To do
Transcribe the lines from the start of the data below through the line with "from bokeh.resources import INLINE", word for word and nothing more.
━━━━━━━━━━━━━━━━━━━━━━━━━━━━━━
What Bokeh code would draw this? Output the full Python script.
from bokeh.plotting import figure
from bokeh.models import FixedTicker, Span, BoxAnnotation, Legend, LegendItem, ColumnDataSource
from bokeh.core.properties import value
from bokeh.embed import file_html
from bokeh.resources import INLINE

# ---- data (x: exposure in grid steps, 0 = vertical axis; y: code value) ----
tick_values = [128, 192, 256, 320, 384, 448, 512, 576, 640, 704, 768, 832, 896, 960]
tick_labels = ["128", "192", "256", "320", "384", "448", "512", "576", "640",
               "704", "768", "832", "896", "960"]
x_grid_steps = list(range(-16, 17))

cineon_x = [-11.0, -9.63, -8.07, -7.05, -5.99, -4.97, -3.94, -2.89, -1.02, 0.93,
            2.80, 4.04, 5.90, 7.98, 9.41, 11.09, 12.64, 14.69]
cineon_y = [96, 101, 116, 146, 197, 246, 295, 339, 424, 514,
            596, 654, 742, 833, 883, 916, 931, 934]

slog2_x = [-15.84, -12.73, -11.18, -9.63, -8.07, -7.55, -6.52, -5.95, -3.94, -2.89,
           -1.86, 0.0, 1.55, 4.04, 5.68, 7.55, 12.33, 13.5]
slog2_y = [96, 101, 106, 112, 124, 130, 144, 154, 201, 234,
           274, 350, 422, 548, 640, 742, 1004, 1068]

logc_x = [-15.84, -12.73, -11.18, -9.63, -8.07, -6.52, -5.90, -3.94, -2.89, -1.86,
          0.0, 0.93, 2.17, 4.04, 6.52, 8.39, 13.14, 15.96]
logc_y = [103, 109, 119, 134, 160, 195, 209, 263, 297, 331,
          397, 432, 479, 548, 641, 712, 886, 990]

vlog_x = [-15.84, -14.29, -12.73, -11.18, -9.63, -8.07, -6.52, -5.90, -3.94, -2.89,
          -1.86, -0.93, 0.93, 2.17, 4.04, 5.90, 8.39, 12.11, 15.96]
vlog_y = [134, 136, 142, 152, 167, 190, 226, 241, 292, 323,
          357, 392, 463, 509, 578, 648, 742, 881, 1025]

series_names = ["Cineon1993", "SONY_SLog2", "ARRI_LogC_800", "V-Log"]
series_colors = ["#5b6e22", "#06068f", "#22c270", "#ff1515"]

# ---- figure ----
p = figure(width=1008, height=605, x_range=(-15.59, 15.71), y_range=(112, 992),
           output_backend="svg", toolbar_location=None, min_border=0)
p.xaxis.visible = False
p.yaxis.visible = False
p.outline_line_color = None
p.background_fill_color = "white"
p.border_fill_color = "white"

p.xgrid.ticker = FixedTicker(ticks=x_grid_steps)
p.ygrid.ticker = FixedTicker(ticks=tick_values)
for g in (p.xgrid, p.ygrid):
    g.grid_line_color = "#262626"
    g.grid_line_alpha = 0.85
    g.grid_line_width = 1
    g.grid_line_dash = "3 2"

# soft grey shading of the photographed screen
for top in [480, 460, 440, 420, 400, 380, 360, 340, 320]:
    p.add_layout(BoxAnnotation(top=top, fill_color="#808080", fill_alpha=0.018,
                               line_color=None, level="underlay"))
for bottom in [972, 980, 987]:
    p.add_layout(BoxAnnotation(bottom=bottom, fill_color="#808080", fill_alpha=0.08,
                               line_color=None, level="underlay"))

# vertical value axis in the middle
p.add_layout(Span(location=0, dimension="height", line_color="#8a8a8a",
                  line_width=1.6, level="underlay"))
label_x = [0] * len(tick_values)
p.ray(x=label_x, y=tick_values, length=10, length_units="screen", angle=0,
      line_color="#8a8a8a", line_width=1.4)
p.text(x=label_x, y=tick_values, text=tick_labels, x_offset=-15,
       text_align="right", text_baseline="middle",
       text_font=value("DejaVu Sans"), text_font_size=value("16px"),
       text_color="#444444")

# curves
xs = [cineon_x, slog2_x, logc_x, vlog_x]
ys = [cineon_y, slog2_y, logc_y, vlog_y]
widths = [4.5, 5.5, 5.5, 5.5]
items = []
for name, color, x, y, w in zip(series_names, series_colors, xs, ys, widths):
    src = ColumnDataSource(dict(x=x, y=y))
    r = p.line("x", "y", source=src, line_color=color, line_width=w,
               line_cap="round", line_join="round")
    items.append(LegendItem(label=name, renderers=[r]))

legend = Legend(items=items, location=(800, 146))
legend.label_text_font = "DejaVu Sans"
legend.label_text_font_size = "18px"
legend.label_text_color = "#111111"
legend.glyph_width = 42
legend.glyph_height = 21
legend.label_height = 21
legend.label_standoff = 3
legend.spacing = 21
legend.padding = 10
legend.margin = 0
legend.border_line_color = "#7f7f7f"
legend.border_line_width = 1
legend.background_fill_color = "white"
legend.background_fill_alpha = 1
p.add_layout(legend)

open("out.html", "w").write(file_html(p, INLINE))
━━━━━━━━━━━━━━━━━━━━━━━━━━━━━━
Task result
What Bokeh code would draw this? Output the full Python script.
from bokeh.plotting import figure
from bokeh.models import FixedTicker, Span, BoxAnnotation, Legend, LegendItem, ColumnDataSource
from bokeh.core.properties import value
from bokeh.embed import file_html
from bokeh.resources import INLINE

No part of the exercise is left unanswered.